We have heard ld DR and perused the record. We noticed that the ld CIT(A) has confirmed the disallowance by following the decision rendered by Hon’ble Supreme Court in the case of Bharat Commerce and Industries Ltd., (Supra). However, a perusal of the said decision would show that the Hon’ble Supreme Court has dealt with the case of payment of interest under the Income-tax Act. It was held that if the Income-tax itself is not permissible deduction u/s 37, then any interest paid for default committed by the assessee in discharging the statutory obligation under the Income-tax Act, which is calculated with reference to Income-tax, cannot be allowed as deduction.
The issue under consideration is related to interest paid delayed payment of service tax. There is no dispute that the amount paid as service tax is allowable as deduction.

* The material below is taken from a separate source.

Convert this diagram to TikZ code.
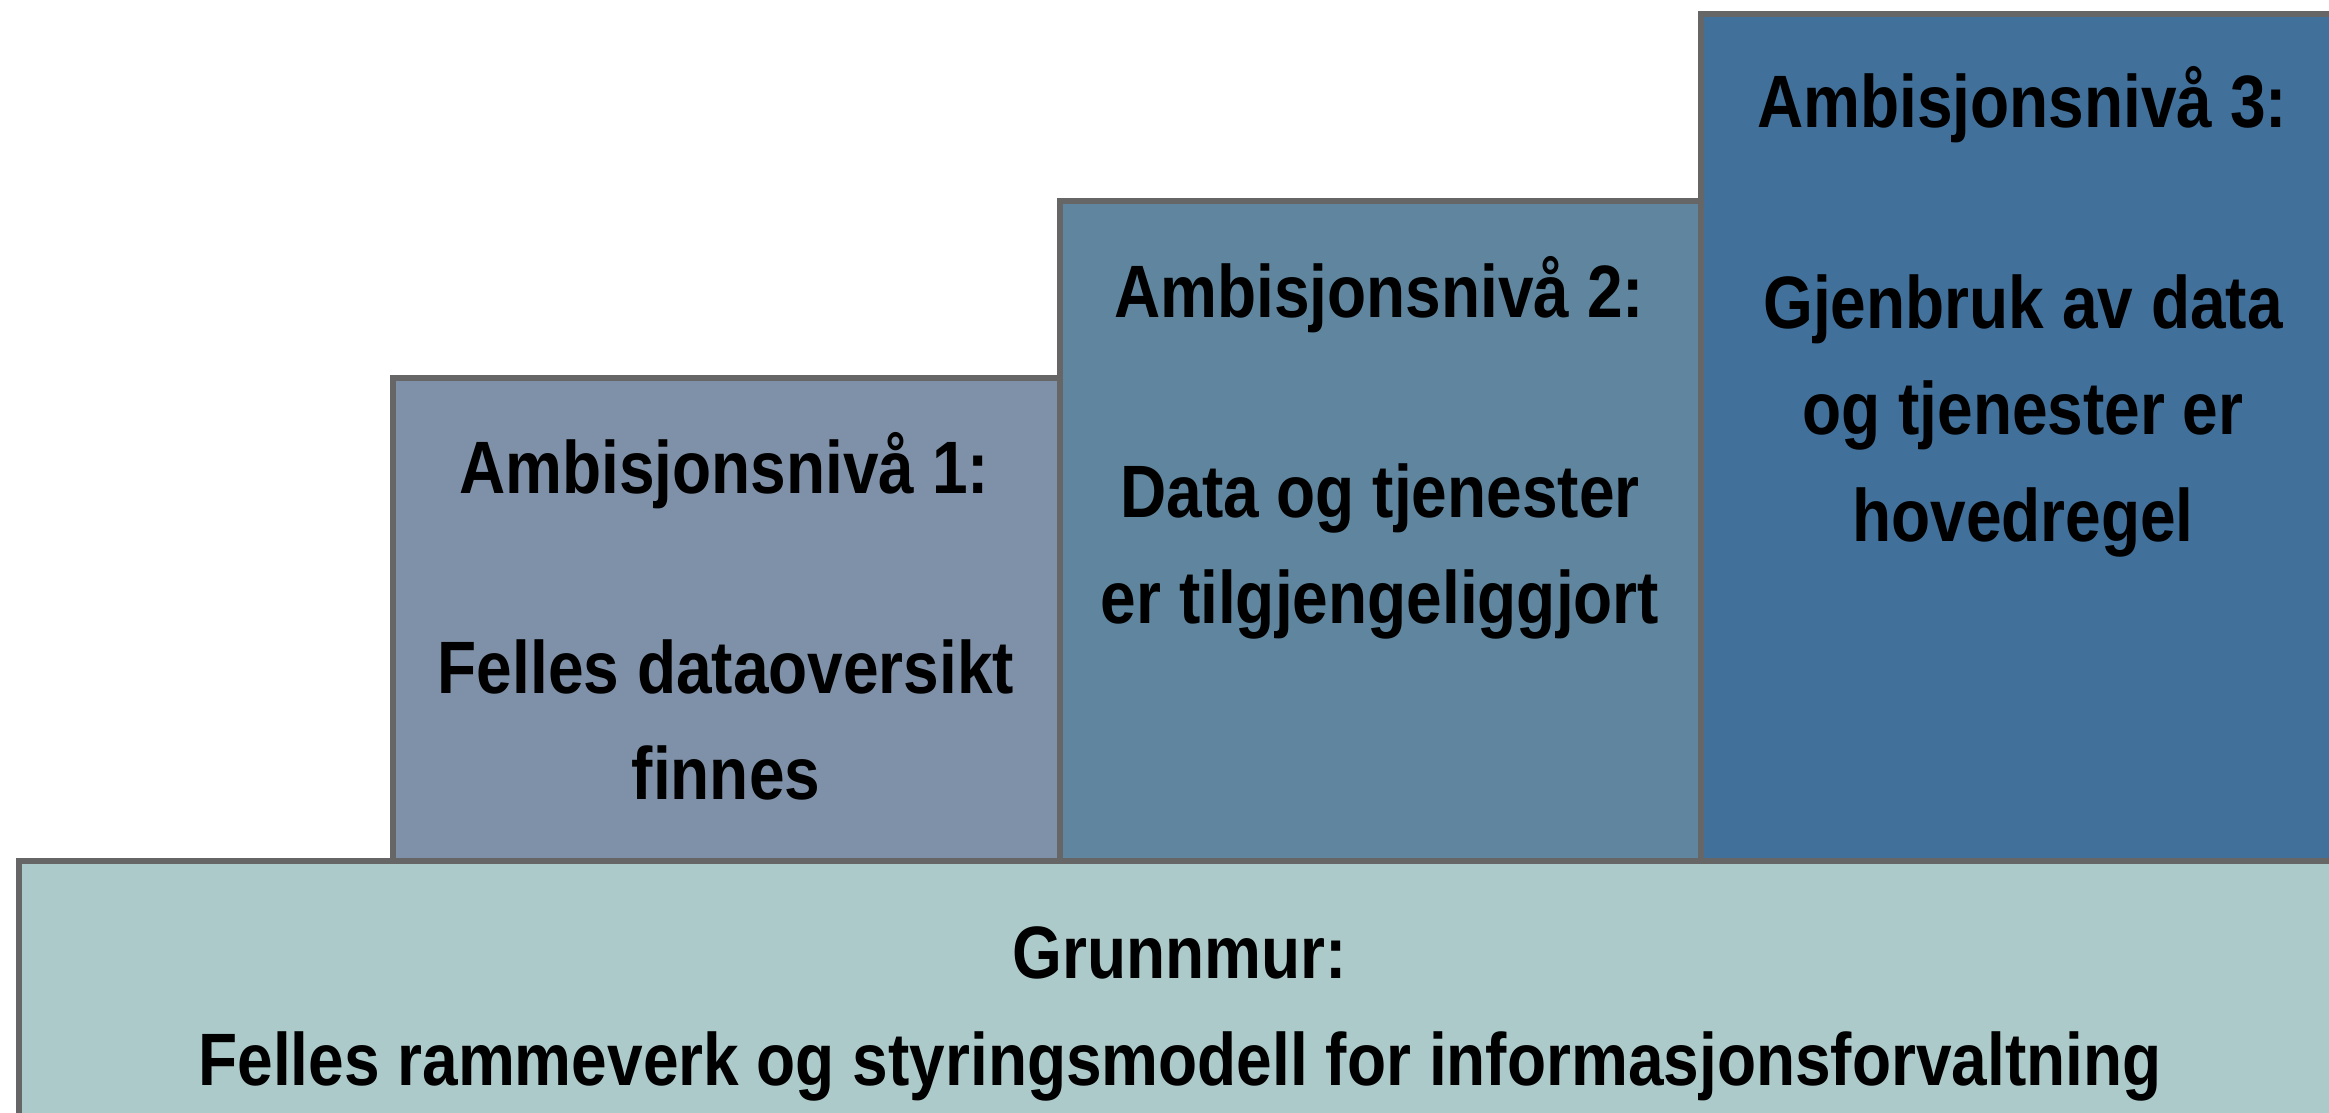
\documentclass[tikz,border=0pt]{standalone}
\usepackage{fontspec}
\setmainfont{Liberation Sans}
\usepackage{graphicx}
\definecolor{borderc}{HTML}{666666}
\definecolor{basec}{HTML}{ADCACB}
\definecolor{levelA}{HTML}{7F91A8}
\definecolor{levelB}{HTML}{5F869E}
\definecolor{levelC}{HTML}{41709A}
\newcommand{\stretched}[1]{\scalebox{1}[1.16]{\begin{tabular}[t]{@{}c@{}}#1\end{tabular}}}
\begin{document}
\begin{tikzpicture}[x=1pt,y=-1pt,
  stepbox/.style={draw=borderc, line width=6pt, rectangle, anchor=north west, inner sep=0pt, outer sep=0pt},
  lbl/.style={anchor=base, inner sep=0pt, outer sep=0pt, text=black,
    font=\fontsize{64}{92}\selectfont\bfseries}]
\useasboundingbox (0,0) rectangle (2329,1113);
\clip (0,0) rectangle (2329,1113);
\fill[white] (0,0) rectangle (2329,1113);
% level boxes
\node[stepbox, fill=levelA, minimum width=667pt, minimum height=500pt] (lvl1) at (393,378) {};
\node[stepbox, fill=levelB, minimum width=641pt, minimum height=680pt] (lvl2) at (1060,201) {};
\node[stepbox, fill=levelC, minimum width=680pt, minimum height=870pt] (lvl3) at (1701,14) {};
% foundation
\node[stepbox, fill=basec, minimum width=2360pt, minimum height=300pt] (base) at (19,861) {};
% texts
\node[lbl] (t1) at (724,493) {\stretched{Ambisjonsnivå 1:}};
\node[lbl] (b1) at (726,693) {\stretched{Felles dataoversikt\\finnes}};
\node[lbl] (t2) at (1379,317) {\stretched{Ambisjonsnivå 2:}};
\node[lbl] (b2) at (1380,517) {\stretched{Data og tjenester\\er tilgjengeliggjort}};
\node[lbl] (t3) at (2022,128) {\stretched{Ambisjonsnivå 3:}};
\node[lbl] (b3) at (2023,328) {\stretched{Gjenbruk av data\\og tjenester er\\hovedregel}};
\node[lbl] (g1) at (1180,978) {\stretched{Grunnmur:}};
\node[lbl] (g2) at (1180,1085) {\stretched{Felles rammeverk og styringsmodell for informasjonsforvaltning}};
\end{tikzpicture}
\end{document}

Hence the decision rendered by Hon’ble Supreme Court in the case of Bharath Commerce and Industries Ltd., (Supra), will not apply to the facts of the present case. On the contrary, the claim of the assessee gets support from decision rendered by Hon’ble Supreme Court in the case of Lakmandas Maturdas (Supra)) and Hon’ble High Court in the case of Kaypee Mechanical India Pvt. Ltd., (Supra). Accordingly, we set aside the order passed by ld CIT(A) and direct the AO to delete the disallowance of interest paid on delayed remittance of service tax and VAT.
In the result, the appeal filed by the assessee is treated as allowed for statistical purposes.
Order pronounced in the Open Court on 10th July, 2019.